Work to be completed: Only the lines from the start of the data through the line with "const seriesColors = ['#0a80ff', '#46cc46'];" belong in the copy. Restate them word for word, minus the pictures.
══════════
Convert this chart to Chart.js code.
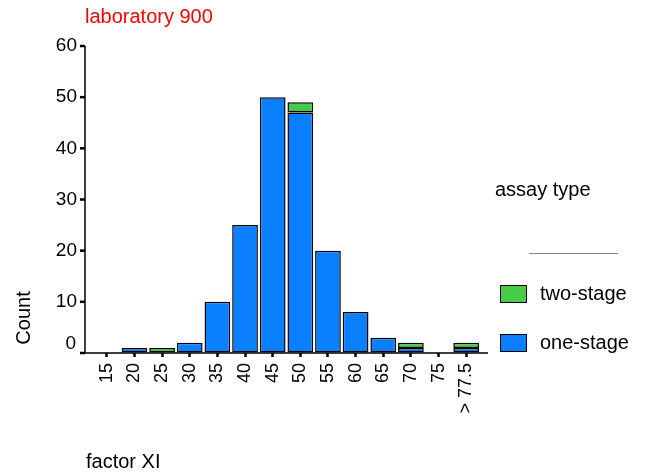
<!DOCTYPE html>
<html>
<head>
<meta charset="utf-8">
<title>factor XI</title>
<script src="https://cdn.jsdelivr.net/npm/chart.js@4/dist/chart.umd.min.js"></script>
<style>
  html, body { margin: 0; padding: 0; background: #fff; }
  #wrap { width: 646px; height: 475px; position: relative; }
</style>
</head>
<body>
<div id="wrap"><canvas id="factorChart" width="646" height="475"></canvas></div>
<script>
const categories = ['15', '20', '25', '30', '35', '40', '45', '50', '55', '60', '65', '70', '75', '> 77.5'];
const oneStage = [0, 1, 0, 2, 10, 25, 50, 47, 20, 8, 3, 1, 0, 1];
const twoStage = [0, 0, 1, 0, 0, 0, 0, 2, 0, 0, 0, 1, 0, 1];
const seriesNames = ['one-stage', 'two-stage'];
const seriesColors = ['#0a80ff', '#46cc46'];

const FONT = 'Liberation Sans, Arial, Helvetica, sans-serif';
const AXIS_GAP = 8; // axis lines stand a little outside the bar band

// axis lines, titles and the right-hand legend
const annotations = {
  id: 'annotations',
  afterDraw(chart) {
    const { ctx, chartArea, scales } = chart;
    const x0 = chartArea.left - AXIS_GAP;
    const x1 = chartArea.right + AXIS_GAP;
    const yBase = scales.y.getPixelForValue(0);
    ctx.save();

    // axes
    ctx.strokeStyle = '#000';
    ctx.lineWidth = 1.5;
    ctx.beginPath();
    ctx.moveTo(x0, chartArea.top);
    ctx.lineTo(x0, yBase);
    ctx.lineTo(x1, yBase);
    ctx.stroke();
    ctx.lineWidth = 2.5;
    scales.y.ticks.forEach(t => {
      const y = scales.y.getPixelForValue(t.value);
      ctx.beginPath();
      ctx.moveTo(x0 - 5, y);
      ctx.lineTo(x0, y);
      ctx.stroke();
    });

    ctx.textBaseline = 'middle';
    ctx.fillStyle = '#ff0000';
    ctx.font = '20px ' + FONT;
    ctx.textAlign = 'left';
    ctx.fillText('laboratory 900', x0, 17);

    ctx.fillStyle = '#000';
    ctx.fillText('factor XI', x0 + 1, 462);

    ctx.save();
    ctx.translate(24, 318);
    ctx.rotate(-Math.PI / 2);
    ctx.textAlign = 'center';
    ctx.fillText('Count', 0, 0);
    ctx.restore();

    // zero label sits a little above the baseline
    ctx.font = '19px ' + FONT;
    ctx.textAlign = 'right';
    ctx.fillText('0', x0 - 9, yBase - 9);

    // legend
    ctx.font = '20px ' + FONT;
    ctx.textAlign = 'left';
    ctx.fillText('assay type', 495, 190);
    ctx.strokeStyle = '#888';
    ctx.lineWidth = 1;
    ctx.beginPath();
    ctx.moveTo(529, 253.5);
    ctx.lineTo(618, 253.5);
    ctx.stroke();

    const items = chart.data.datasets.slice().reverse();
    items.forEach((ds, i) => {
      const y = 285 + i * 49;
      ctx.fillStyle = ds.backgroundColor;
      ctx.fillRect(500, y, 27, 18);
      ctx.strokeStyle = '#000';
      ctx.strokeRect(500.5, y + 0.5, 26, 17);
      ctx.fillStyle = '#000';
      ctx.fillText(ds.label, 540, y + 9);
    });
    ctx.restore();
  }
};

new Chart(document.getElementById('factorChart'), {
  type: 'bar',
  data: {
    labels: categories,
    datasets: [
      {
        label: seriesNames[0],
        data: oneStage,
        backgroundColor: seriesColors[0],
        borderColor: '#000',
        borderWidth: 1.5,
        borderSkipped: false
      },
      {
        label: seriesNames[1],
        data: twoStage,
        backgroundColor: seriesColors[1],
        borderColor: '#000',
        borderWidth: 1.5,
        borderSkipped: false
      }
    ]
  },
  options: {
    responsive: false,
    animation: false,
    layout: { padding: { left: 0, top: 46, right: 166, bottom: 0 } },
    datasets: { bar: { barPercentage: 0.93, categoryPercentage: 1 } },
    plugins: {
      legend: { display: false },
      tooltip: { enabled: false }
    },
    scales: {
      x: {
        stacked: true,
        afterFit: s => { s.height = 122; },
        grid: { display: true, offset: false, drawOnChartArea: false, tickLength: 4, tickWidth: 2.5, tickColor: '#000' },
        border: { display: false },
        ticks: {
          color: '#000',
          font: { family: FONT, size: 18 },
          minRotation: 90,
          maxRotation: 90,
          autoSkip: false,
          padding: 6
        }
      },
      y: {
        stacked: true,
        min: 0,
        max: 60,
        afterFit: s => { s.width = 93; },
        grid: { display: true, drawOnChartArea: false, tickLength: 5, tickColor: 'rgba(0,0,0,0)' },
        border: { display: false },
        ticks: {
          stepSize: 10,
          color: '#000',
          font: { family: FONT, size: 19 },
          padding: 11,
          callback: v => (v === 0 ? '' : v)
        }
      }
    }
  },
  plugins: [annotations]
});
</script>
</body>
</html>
══════════
Answer below:
Convert this chart to Chart.js code.
<!DOCTYPE html>
<html>
<head>
<meta charset="utf-8">
<title>factor XI</title>
<script src="https://cdn.jsdelivr.net/npm/chart.js@4/dist/chart.umd.min.js"></script>
<style>
  html, body { margin: 0; padding: 0; background: #fff; }
  #wrap { width: 646px; height: 475px; position: relative; }
</style>
</head>
<body>
<div id="wrap"><canvas id="factorChart" width="646" height="475"></canvas></div>
<script>
const categories = ['15', '20', '25', '30', '35', '40', '45', '50', '55', '60', '65', '70', '75', '> 77.5'];
const oneStage = [0, 1, 0, 2, 10, 25, 50, 47, 20, 8, 3, 1, 0, 1];
const twoStage = [0, 0, 1, 0, 0, 0, 0, 2, 0, 0, 0, 1, 0, 1];
const seriesNames = ['one-stage', 'two-stage'];
const seriesColors = ['#0a80ff', '#46cc46'];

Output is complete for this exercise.